Exact reproduction of the data is required, with images excluded.

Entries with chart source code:
--------------------------------------------------

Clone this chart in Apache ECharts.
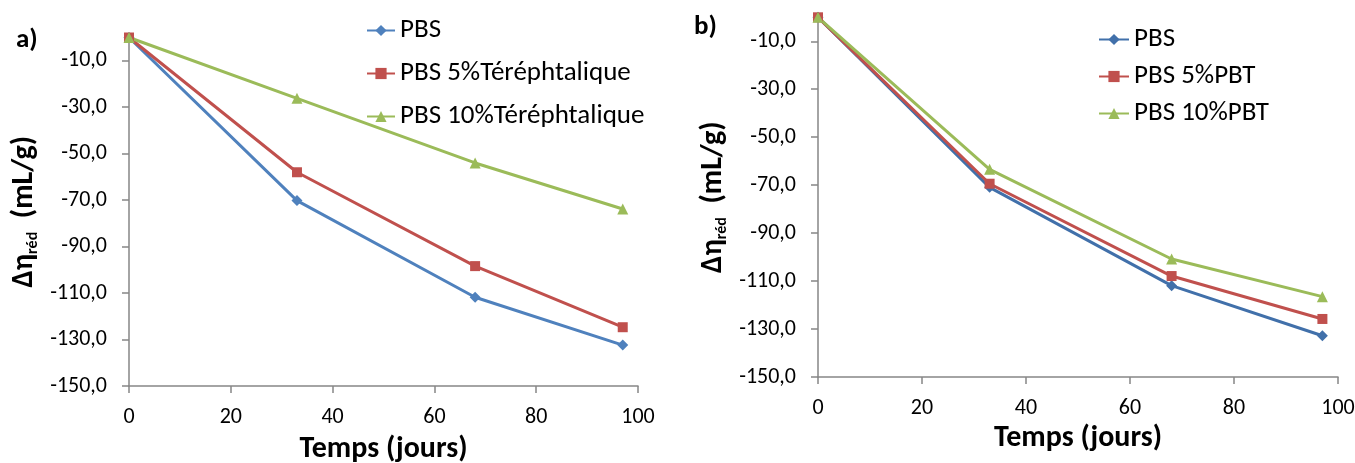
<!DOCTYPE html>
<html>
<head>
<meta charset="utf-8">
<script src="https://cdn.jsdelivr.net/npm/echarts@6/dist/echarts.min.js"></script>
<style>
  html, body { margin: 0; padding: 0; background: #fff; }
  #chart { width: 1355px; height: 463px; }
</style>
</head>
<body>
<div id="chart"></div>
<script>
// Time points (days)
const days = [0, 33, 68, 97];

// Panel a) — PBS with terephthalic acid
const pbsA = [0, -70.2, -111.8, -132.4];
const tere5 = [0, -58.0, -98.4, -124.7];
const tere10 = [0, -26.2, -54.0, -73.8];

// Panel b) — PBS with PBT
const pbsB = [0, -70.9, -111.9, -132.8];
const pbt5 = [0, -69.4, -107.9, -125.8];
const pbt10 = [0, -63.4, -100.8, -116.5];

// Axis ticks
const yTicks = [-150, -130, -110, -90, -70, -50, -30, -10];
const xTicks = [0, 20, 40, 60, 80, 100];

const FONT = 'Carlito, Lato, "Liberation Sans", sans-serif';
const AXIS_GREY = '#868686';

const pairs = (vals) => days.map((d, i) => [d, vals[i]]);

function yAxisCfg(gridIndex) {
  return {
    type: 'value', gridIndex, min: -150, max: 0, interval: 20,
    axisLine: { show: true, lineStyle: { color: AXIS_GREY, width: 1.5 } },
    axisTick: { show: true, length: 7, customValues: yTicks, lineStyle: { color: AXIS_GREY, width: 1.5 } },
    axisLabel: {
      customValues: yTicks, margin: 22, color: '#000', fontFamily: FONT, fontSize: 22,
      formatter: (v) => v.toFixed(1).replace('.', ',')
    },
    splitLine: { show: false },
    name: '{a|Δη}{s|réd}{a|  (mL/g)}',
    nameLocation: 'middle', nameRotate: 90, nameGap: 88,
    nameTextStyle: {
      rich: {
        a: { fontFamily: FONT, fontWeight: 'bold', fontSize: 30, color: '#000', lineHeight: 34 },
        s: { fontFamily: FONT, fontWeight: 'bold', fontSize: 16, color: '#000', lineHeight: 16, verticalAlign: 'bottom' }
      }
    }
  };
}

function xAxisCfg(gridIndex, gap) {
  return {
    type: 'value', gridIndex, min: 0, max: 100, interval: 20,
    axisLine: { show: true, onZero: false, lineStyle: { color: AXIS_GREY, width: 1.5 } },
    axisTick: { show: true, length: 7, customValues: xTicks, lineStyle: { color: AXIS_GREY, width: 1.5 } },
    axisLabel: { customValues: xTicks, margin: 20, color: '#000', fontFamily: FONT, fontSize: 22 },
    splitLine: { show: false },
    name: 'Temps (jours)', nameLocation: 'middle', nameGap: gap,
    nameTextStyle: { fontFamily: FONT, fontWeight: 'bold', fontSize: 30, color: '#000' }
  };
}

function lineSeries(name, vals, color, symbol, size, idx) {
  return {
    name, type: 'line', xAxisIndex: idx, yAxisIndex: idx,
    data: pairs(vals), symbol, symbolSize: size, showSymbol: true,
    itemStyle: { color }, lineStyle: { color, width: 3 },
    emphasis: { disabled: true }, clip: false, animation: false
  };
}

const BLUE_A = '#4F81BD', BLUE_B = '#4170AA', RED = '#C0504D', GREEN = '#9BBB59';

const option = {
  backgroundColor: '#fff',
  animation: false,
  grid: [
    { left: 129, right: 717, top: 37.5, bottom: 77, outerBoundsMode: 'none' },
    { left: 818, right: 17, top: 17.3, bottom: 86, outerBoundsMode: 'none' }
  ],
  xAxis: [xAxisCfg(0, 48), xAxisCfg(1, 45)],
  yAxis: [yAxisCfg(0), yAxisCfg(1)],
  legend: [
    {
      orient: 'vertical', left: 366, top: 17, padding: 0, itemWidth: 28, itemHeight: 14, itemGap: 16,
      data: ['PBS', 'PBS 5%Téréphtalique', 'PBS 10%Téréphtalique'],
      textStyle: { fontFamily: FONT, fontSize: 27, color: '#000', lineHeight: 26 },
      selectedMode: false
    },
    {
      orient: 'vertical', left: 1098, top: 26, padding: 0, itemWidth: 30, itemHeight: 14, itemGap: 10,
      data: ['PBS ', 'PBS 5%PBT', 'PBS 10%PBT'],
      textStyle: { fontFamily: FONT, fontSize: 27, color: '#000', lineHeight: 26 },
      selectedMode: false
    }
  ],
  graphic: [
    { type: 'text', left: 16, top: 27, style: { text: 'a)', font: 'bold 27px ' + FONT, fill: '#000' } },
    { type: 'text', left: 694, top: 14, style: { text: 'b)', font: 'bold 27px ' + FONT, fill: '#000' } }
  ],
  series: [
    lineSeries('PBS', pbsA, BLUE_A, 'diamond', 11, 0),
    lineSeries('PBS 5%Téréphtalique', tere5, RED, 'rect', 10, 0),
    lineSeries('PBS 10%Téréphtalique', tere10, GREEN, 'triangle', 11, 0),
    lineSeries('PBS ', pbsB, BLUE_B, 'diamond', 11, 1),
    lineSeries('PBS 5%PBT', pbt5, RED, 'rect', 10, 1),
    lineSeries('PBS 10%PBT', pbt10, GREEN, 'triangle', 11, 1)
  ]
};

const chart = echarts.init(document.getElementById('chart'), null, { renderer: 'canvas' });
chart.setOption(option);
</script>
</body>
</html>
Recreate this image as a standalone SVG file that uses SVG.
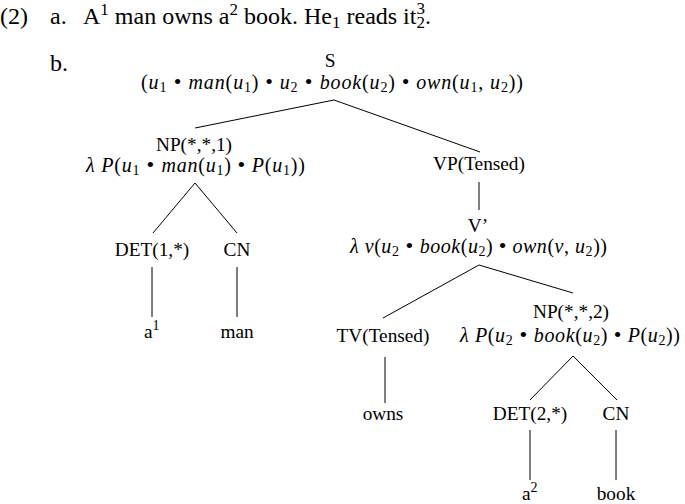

--------------------------------------------------

Completed exercise:
Clone this chart in Apache ECharts.
<!DOCTYPE html>
<html>
<head>
<meta charset="utf-8">
<script src="https://cdn.jsdelivr.net/npm/echarts@6/dist/echarts.min.js"></script>
<style>
  html, body { margin: 0; padding: 0; background: #fff; }
  #chart { width: 1355px; height: 463px; }
</style>
</head>
<body>
<div id="chart"></div>
<script>
// Time points (days)
const days = [0, 33, 68, 97];

// Panel a) — PBS with terephthalic acid
const pbsA = [0, -70.2, -111.8, -132.4];
const tere5 = [0, -58.0, -98.4, -124.7];
const tere10 = [0, -26.2, -54.0, -73.8];

// Panel b) — PBS with PBT
const pbsB = [0, -70.9, -111.9, -132.8];
const pbt5 = [0, -69.4, -107.9, -125.8];
const pbt10 = [0, -63.4, -100.8, -116.5];

// Axis ticks
const yTicks = [-150, -130, -110, -90, -70, -50, -30, -10];
const xTicks = [0, 20, 40, 60, 80, 100];

const FONT = 'Carlito, Lato, "Liberation Sans", sans-serif';
const AXIS_GREY = '#868686';

const pairs = (vals) => days.map((d, i) => [d, vals[i]]);

function yAxisCfg(gridIndex) {
  return {
    type: 'value', gridIndex, min: -150, max: 0, interval: 20,
    axisLine: { show: true, lineStyle: { color: AXIS_GREY, width: 1.5 } },
    axisTick: { show: true, length: 7, customValues: yTicks, lineStyle: { color: AXIS_GREY, width: 1.5 } },
    axisLabel: {
      customValues: yTicks, margin: 22, color: '#000', fontFamily: FONT, fontSize: 22,
      formatter: (v) => v.toFixed(1).replace('.', ',')
    },
    splitLine: { show: false },
    name: '{a|Δη}{s|réd}{a|  (mL/g)}',
    nameLocation: 'middle', nameRotate: 90, nameGap: 88,
    nameTextStyle: {
      rich: {
        a: { fontFamily: FONT, fontWeight: 'bold', fontSize: 30, color: '#000', lineHeight: 34 },
        s: { fontFamily: FONT, fontWeight: 'bold', fontSize: 16, color: '#000', lineHeight: 16, verticalAlign: 'bottom' }
      }
    }
  };
}

function xAxisCfg(gridIndex, gap) {
  return {
    type: 'value', gridIndex, min: 0, max: 100, interval: 20,
    axisLine: { show: true, onZero: false, lineStyle: { color: AXIS_GREY, width: 1.5 } },
    axisTick: { show: true, length: 7, customValues: xTicks, lineStyle: { color: AXIS_GREY, width: 1.5 } },
    axisLabel: { customValues: xTicks, margin: 20, color: '#000', fontFamily: FONT, fontSize: 22 },
    splitLine: { show: false },
    name: 'Temps (jours)', nameLocation: 'middle', nameGap: gap,
    nameTextStyle: { fontFamily: FONT, fontWeight: 'bold', fontSize: 30, color: '#000' }
  };
}

function lineSeries(name, vals, color, symbol, size, idx) {
  return {
    name, type: 'line', xAxisIndex: idx, yAxisIndex: idx,
    data: pairs(vals), symbol, symbolSize: size, showSymbol: true,
    itemStyle: { color }, lineStyle: { color, width: 3 },
    emphasis: { disabled: true }, clip: false, animation: false
  };
}

const BLUE_A = '#4F81BD', BLUE_B = '#4170AA', RED = '#C0504D', GREEN = '#9BBB59';

const option = {
  backgroundColor: '#fff',
  animation: false,
  grid: [
    { left: 129, right: 717, top: 37.5, bottom: 77, outerBoundsMode: 'none' },
    { left: 818, right: 17, top: 17.3, bottom: 86, outerBoundsMode: 'none' }
  ],
  xAxis: [xAxisCfg(0, 48), xAxisCfg(1, 45)],
  yAxis: [yAxisCfg(0), yAxisCfg(1)],
  legend: [
    {
      orient: 'vertical', left: 366, top: 17, padding: 0, itemWidth: 28, itemHeight: 14, itemGap: 16,
      data: ['PBS', 'PBS 5%Téréphtalique', 'PBS 10%Téréphtalique'],
      textStyle: { fontFamily: FONT, fontSize: 27, color: '#000', lineHeight: 26 },
      selectedMode: false
    },
    {
      orient: 'vertical', left: 1098, top: 26, padding: 0, itemWidth: 30, itemHeight: 14, itemGap: 10,
      data: ['PBS ', 'PBS 5%PBT', 'PBS 10%PBT'],
      textStyle: { fontFamily: FONT, fontSize: 27, color: '#000', lineHeight: 26 },
      selectedMode: false
    }
  ],
  graphic: [
    { type: 'text', left: 16, top: 27, style: { text: 'a)', font: 'bold 27px ' + FONT, fill: '#000' } },
    { type: 'text', left: 694, top: 14, style: { text: 'b)', font: 'bold 27px ' + FONT, fill: '#000' } }
  ],
  series: [
    lineSeries('PBS', pbsA, BLUE_A, 'diamond', 11, 0),
    lineSeries('PBS 5%Téréphtalique', tere5, RED, 'rect', 10, 0),
    lineSeries('PBS 10%Téréphtalique', tere10, GREEN, 'triangle', 11, 0),
    lineSeries('PBS ', pbsB, BLUE_B, 'diamond', 11, 1),
    lineSeries('PBS 5%PBT', pbt5, RED, 'rect', 10, 1),
    lineSeries('PBS 10%PBT', pbt10, GREEN, 'triangle', 11, 1)
  ]
};

const chart = echarts.init(document.getElementById('chart'), null, { renderer: 'canvas' });
chart.setOption(option);
</script>
</body>
</html>
Recreate this image as a standalone SVG file that uses SVG.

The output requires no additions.